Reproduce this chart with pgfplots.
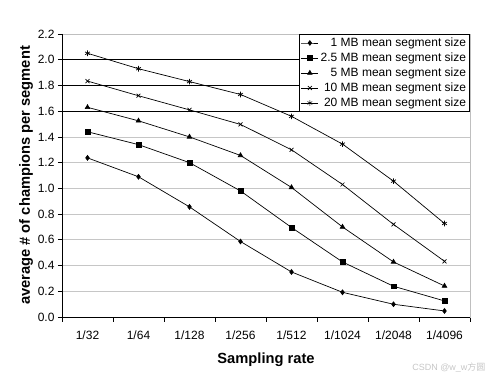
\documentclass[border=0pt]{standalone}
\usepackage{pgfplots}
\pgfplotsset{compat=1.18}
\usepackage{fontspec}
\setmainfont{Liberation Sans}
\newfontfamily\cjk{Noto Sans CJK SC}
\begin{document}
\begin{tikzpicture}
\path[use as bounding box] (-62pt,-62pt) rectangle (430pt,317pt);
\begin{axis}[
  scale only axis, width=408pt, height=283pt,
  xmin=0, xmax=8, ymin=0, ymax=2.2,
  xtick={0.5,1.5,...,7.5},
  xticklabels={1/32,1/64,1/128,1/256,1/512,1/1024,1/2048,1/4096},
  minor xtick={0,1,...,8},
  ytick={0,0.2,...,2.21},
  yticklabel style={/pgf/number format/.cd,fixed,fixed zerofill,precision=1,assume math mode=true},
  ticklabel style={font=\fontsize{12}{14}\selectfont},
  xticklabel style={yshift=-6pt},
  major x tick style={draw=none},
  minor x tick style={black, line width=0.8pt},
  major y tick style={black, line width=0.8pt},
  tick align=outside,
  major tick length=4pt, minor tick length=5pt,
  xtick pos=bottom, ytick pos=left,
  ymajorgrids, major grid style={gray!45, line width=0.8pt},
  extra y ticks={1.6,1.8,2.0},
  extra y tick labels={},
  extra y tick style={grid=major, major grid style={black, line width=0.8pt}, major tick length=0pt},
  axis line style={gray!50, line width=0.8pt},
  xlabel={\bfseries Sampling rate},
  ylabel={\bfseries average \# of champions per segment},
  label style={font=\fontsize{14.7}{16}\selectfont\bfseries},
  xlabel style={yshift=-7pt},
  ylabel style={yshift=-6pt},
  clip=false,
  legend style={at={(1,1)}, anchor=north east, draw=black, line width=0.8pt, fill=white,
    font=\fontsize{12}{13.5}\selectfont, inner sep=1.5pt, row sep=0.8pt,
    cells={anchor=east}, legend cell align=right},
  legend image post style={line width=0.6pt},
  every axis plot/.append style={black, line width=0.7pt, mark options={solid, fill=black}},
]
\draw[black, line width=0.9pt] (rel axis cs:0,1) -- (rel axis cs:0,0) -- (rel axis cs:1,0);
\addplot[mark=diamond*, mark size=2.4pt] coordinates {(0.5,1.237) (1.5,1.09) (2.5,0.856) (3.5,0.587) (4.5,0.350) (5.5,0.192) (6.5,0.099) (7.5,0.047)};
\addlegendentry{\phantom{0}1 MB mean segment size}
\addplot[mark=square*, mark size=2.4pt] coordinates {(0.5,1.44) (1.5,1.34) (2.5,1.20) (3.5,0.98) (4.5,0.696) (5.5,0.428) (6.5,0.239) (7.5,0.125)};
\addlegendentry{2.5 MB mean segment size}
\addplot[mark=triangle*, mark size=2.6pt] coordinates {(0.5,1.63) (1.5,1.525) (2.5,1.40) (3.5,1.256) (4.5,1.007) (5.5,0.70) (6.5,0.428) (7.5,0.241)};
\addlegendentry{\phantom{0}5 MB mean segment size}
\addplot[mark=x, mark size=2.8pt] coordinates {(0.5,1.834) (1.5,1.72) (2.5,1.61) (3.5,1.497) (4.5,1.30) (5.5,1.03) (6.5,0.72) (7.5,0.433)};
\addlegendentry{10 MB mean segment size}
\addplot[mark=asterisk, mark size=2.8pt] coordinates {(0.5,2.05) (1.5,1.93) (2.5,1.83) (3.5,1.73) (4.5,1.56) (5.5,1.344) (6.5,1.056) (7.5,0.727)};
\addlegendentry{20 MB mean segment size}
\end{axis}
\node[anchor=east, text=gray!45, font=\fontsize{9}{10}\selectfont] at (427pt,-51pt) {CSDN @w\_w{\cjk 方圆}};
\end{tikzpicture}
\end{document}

## Task directions
All of the data above should be quoted exactly, except for the pictures.

## Solution to the problem
Reproduce this chart with pgfplots.
\documentclass[border=0pt]{standalone}
\usepackage{pgfplots}
\pgfplotsset{compat=1.18}
\usepackage{fontspec}
\setmainfont{Liberation Sans}
\newfontfamily\cjk{Noto Sans CJK SC}
\begin{document}
\begin{tikzpicture}
\path[use as bounding box] (-62pt,-62pt) rectangle (430pt,317pt);
\begin{axis}[
  scale only axis, width=408pt, height=283pt,
  xmin=0, xmax=8, ymin=0, ymax=2.2,
  xtick={0.5,1.5,...,7.5},
  xticklabels={1/32,1/64,1/128,1/256,1/512,1/1024,1/2048,1/4096},
  minor xtick={0,1,...,8},
  ytick={0,0.2,...,2.21},
  yticklabel style={/pgf/number format/.cd,fixed,fixed zerofill,precision=1,assume math mode=true},
  ticklabel style={font=\fontsize{12}{14}\selectfont},
  xticklabel style={yshift=-6pt},
  major x tick style={draw=none},
  minor x tick style={black, line width=0.8pt},
  major y tick style={black, line width=0.8pt},
  tick align=outside,
  major tick length=4pt, minor tick length=5pt,
  xtick pos=bottom, ytick pos=left,
  ymajorgrids, major grid style={gray!45, line width=0.8pt},
  extra y ticks={1.6,1.8,2.0},
  extra y tick labels={},
  extra y tick style={grid=major, major grid style={black, line width=0.8pt}, major tick length=0pt},
  axis line style={gray!50, line width=0.8pt},
  xlabel={\bfseries Sampling rate},
  ylabel={\bfseries average \# of champions per segment},
  label style={font=\fontsize{14.7}{16}\selectfont\bfseries},
  xlabel style={yshift=-7pt},
  ylabel style={yshift=-6pt},
  clip=false,
  legend style={at={(1,1)}, anchor=north east, draw=black, line width=0.8pt, fill=white,
    font=\fontsize{12}{13.5}\selectfont, inner sep=1.5pt, row sep=0.8pt,
    cells={anchor=east}, legend cell align=right},
  legend image post style={line width=0.6pt},
  every axis plot/.append style={black, line width=0.7pt, mark options={solid, fill=black}},
]
\draw[black, line width=0.9pt] (rel axis cs:0,1) -- (rel axis cs:0,0) -- (rel axis cs:1,0);
\addplot[mark=diamond*, mark size=2.4pt] coordinates {(0.5,1.237) (1.5,1.09) (2.5,0.856) (3.5,0.587) (4.5,0.350) (5.5,0.192) (6.5,0.099) (7.5,0.047)};
\addlegendentry{\phantom{0}1 MB mean segment size}
\addplot[mark=square*, mark size=2.4pt] coordinates {(0.5,1.44) (1.5,1.34) (2.5,1.20) (3.5,0.98) (4.5,0.696) (5.5,0.428) (6.5,0.239) (7.5,0.125)};
\addlegendentry{2.5 MB mean segment size}
\addplot[mark=triangle*, mark size=2.6pt] coordinates {(0.5,1.63) (1.5,1.525) (2.5,1.40) (3.5,1.256) (4.5,1.007) (5.5,0.70) (6.5,0.428) (7.5,0.241)};
\addlegendentry{\phantom{0}5 MB mean segment size}
\addplot[mark=x, mark size=2.8pt] coordinates {(0.5,1.834) (1.5,1.72) (2.5,1.61) (3.5,1.497) (4.5,1.30) (5.5,1.03) (6.5,0.72) (7.5,0.433)};
\addlegendentry{10 MB mean segment size}
\addplot[mark=asterisk, mark size=2.8pt] coordinates {(0.5,2.05) (1.5,1.93) (2.5,1.83) (3.5,1.73) (4.5,1.56) (5.5,1.344) (6.5,1.056) (7.5,0.727)};
\addlegendentry{20 MB mean segment size}
\end{axis}
\node[anchor=east, text=gray!45, font=\fontsize{9}{10}\selectfont] at (427pt,-51pt) {CSDN @w\_w{\cjk 方圆}};
\end{tikzpicture}
\end{document}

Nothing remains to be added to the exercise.